Provide an exact copy of the data, excluding the images.
----
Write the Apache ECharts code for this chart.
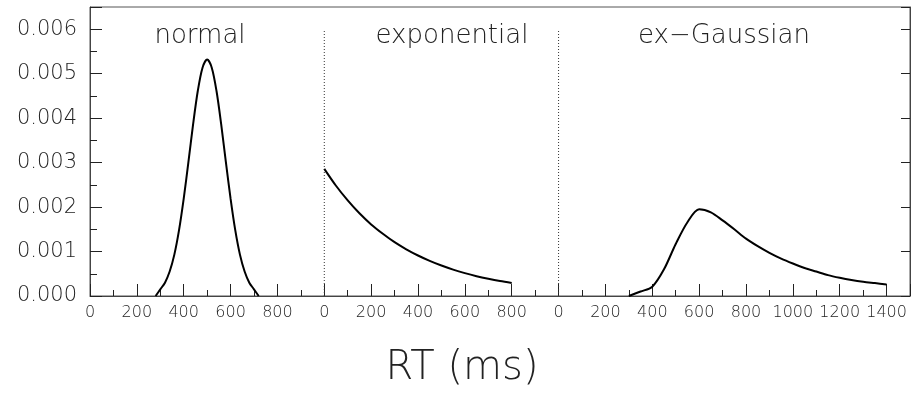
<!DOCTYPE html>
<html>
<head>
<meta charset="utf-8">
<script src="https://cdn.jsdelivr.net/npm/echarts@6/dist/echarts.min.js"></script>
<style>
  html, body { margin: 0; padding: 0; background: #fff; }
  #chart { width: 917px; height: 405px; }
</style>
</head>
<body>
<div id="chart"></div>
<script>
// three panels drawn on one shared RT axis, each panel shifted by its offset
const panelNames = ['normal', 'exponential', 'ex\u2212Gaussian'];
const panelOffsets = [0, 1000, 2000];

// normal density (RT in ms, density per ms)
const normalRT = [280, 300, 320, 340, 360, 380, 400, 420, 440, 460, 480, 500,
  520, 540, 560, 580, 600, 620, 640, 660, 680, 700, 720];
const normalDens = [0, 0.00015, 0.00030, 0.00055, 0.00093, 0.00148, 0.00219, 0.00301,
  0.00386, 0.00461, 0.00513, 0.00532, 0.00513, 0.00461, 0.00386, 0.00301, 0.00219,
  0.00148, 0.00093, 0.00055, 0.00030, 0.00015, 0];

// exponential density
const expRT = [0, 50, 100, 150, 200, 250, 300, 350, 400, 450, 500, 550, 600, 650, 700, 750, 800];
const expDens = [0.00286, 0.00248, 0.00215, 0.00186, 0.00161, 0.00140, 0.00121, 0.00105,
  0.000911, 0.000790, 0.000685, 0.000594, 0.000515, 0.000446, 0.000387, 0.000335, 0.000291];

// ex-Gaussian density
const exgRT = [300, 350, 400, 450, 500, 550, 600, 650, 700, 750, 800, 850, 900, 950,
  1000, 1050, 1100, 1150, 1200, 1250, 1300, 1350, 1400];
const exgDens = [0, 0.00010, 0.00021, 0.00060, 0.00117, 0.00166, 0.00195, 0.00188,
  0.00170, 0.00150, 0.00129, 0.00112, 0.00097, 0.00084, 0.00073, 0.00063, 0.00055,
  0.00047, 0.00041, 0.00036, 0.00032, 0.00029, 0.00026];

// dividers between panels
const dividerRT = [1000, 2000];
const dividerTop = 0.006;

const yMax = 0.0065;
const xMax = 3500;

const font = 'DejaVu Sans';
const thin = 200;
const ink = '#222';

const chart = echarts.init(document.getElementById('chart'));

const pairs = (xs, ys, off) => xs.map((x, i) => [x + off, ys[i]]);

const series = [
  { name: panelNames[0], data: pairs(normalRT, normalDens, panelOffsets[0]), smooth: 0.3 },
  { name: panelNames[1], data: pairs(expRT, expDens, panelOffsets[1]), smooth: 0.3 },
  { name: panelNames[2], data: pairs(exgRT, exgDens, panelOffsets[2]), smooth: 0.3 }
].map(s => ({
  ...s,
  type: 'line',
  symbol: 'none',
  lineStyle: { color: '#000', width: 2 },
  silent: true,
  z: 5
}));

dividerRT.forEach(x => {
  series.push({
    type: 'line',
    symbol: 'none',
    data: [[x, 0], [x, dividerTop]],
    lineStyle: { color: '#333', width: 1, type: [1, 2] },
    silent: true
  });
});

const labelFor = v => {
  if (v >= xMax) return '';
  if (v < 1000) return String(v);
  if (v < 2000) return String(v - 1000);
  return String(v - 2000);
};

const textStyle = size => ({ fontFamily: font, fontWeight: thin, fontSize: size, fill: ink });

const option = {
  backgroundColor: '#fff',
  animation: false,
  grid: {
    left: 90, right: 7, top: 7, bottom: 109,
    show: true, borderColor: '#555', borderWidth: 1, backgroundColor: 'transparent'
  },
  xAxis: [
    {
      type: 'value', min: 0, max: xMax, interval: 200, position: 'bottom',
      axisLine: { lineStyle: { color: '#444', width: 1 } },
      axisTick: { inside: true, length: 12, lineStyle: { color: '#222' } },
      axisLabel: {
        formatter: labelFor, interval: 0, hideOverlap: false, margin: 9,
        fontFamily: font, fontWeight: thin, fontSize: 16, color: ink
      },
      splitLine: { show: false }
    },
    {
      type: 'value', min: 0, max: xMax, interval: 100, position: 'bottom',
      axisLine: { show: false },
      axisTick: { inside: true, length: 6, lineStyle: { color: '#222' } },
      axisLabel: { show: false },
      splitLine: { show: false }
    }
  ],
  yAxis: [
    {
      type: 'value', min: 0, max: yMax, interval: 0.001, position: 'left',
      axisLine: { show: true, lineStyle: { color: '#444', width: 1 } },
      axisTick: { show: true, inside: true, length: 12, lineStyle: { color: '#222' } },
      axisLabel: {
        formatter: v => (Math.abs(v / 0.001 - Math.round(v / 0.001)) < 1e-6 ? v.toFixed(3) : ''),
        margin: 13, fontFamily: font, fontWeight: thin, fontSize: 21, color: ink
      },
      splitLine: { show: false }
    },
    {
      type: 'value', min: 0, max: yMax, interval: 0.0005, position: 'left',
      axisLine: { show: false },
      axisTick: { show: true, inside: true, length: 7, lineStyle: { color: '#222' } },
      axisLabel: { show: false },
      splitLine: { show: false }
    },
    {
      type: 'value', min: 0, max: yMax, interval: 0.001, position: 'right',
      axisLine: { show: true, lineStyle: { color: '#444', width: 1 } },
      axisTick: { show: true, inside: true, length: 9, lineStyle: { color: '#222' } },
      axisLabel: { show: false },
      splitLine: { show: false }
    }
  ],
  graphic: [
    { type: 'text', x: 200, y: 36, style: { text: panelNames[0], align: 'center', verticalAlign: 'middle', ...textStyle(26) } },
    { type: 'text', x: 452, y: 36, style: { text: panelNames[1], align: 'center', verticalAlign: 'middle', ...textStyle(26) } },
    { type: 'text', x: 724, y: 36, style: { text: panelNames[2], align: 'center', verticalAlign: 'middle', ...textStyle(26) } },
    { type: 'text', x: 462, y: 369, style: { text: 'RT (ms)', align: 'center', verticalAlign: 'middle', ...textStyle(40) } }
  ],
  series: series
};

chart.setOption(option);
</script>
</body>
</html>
----
# Complete output:
Write the Apache ECharts code for this chart.
<!DOCTYPE html>
<html>
<head>
<meta charset="utf-8">
<script src="https://cdn.jsdelivr.net/npm/echarts@6/dist/echarts.min.js"></script>
<style>
  html, body { margin: 0; padding: 0; background: #fff; }
  #chart { width: 917px; height: 405px; }
</style>
</head>
<body>
<div id="chart"></div>
<script>
// three panels drawn on one shared RT axis, each panel shifted by its offset
const panelNames = ['normal', 'exponential', 'ex\u2212Gaussian'];
const panelOffsets = [0, 1000, 2000];

// normal density (RT in ms, density per ms)
const normalRT = [280, 300, 320, 340, 360, 380, 400, 420, 440, 460, 480, 500,
  520, 540, 560, 580, 600, 620, 640, 660, 680, 700, 720];
const normalDens = [0, 0.00015, 0.00030, 0.00055, 0.00093, 0.00148, 0.00219, 0.00301,
  0.00386, 0.00461, 0.00513, 0.00532, 0.00513, 0.00461, 0.00386, 0.00301, 0.00219,
  0.00148, 0.00093, 0.00055, 0.00030, 0.00015, 0];

// exponential density
const expRT = [0, 50, 100, 150, 200, 250, 300, 350, 400, 450, 500, 550, 600, 650, 700, 750, 800];
const expDens = [0.00286, 0.00248, 0.00215, 0.00186, 0.00161, 0.00140, 0.00121, 0.00105,
  0.000911, 0.000790, 0.000685, 0.000594, 0.000515, 0.000446, 0.000387, 0.000335, 0.000291];

// ex-Gaussian density
const exgRT = [300, 350, 400, 450, 500, 550, 600, 650, 700, 750, 800, 850, 900, 950,
  1000, 1050, 1100, 1150, 1200, 1250, 1300, 1350, 1400];
const exgDens = [0, 0.00010, 0.00021, 0.00060, 0.00117, 0.00166, 0.00195, 0.00188,
  0.00170, 0.00150, 0.00129, 0.00112, 0.00097, 0.00084, 0.00073, 0.00063, 0.00055,
  0.00047, 0.00041, 0.00036, 0.00032, 0.00029, 0.00026];

// dividers between panels
const dividerRT = [1000, 2000];
const dividerTop = 0.006;

const yMax = 0.0065;
const xMax = 3500;

const font = 'DejaVu Sans';
const thin = 200;
const ink = '#222';

const chart = echarts.init(document.getElementById('chart'));

const pairs = (xs, ys, off) => xs.map((x, i) => [x + off, ys[i]]);

const series = [
  { name: panelNames[0], data: pairs(normalRT, normalDens, panelOffsets[0]), smooth: 0.3 },
  { name: panelNames[1], data: pairs(expRT, expDens, panelOffsets[1]), smooth: 0.3 },
  { name: panelNames[2], data: pairs(exgRT, exgDens, panelOffsets[2]), smooth: 0.3 }
].map(s => ({
  ...s,
  type: 'line',
  symbol: 'none',
  lineStyle: { color: '#000', width: 2 },
  silent: true,
  z: 5
}));

dividerRT.forEach(x => {
  series.push({
    type: 'line',
    symbol: 'none',
    data: [[x, 0], [x, dividerTop]],
    lineStyle: { color: '#333', width: 1, type: [1, 2] },
    silent: true
  });
});

const labelFor = v => {
  if (v >= xMax) return '';
  if (v < 1000) return String(v);
  if (v < 2000) return String(v - 1000);
  return String(v - 2000);
};

const textStyle = size => ({ fontFamily: font, fontWeight: thin, fontSize: size, fill: ink });

const option = {
  backgroundColor: '#fff',
  animation: false,
  grid: {
    left: 90, right: 7, top: 7, bottom: 109,
    show: true, borderColor: '#555', borderWidth: 1, backgroundColor: 'transparent'
  },
  xAxis: [
    {
      type: 'value', min: 0, max: xMax, interval: 200, position: 'bottom',
      axisLine: { lineStyle: { color: '#444', width: 1 } },
      axisTick: { inside: true, length: 12, lineStyle: { color: '#222' } },
      axisLabel: {
        formatter: labelFor, interval: 0, hideOverlap: false, margin: 9,
        fontFamily: font, fontWeight: thin, fontSize: 16, color: ink
      },
      splitLine: { show: false }
    },
    {
      type: 'value', min: 0, max: xMax, interval: 100, position: 'bottom',
      axisLine: { show: false },
      axisTick: { inside: true, length: 6, lineStyle: { color: '#222' } },
      axisLabel: { show: false },
      splitLine: { show: false }
    }
  ],
  yAxis: [
    {
      type: 'value', min: 0, max: yMax, interval: 0.001, position: 'left',
      axisLine: { show: true, lineStyle: { color: '#444', width: 1 } },
      axisTick: { show: true, inside: true, length: 12, lineStyle: { color: '#222' } },
      axisLabel: {
        formatter: v => (Math.abs(v / 0.001 - Math.round(v / 0.001)) < 1e-6 ? v.toFixed(3) : ''),
        margin: 13, fontFamily: font, fontWeight: thin, fontSize: 21, color: ink
      },
      splitLine: { show: false }
    },
    {
      type: 'value', min: 0, max: yMax, interval: 0.0005, position: 'left',
      axisLine: { show: false },
      axisTick: { show: true, inside: true, length: 7, lineStyle: { color: '#222' } },
      axisLabel: { show: false },
      splitLine: { show: false }
    },
    {
      type: 'value', min: 0, max: yMax, interval: 0.001, position: 'right',
      axisLine: { show: true, lineStyle: { color: '#444', width: 1 } },
      axisTick: { show: true, inside: true, length: 9, lineStyle: { color: '#222' } },
      axisLabel: { show: false },
      splitLine: { show: false }
    }
  ],
  graphic: [
    { type: 'text', x: 200, y: 36, style: { text: panelNames[0], align: 'center', verticalAlign: 'middle', ...textStyle(26) } },
    { type: 'text', x: 452, y: 36, style: { text: panelNames[1], align: 'center', verticalAlign: 'middle', ...textStyle(26) } },
    { type: 'text', x: 724, y: 36, style: { text: panelNames[2], align: 'center', verticalAlign: 'middle', ...textStyle(26) } },
    { type: 'text', x: 462, y: 369, style: { text: 'RT (ms)', align: 'center', verticalAlign: 'middle', ...textStyle(40) } }
  ],
  series: series
};

chart.setOption(option);
</script>
</body>
</html>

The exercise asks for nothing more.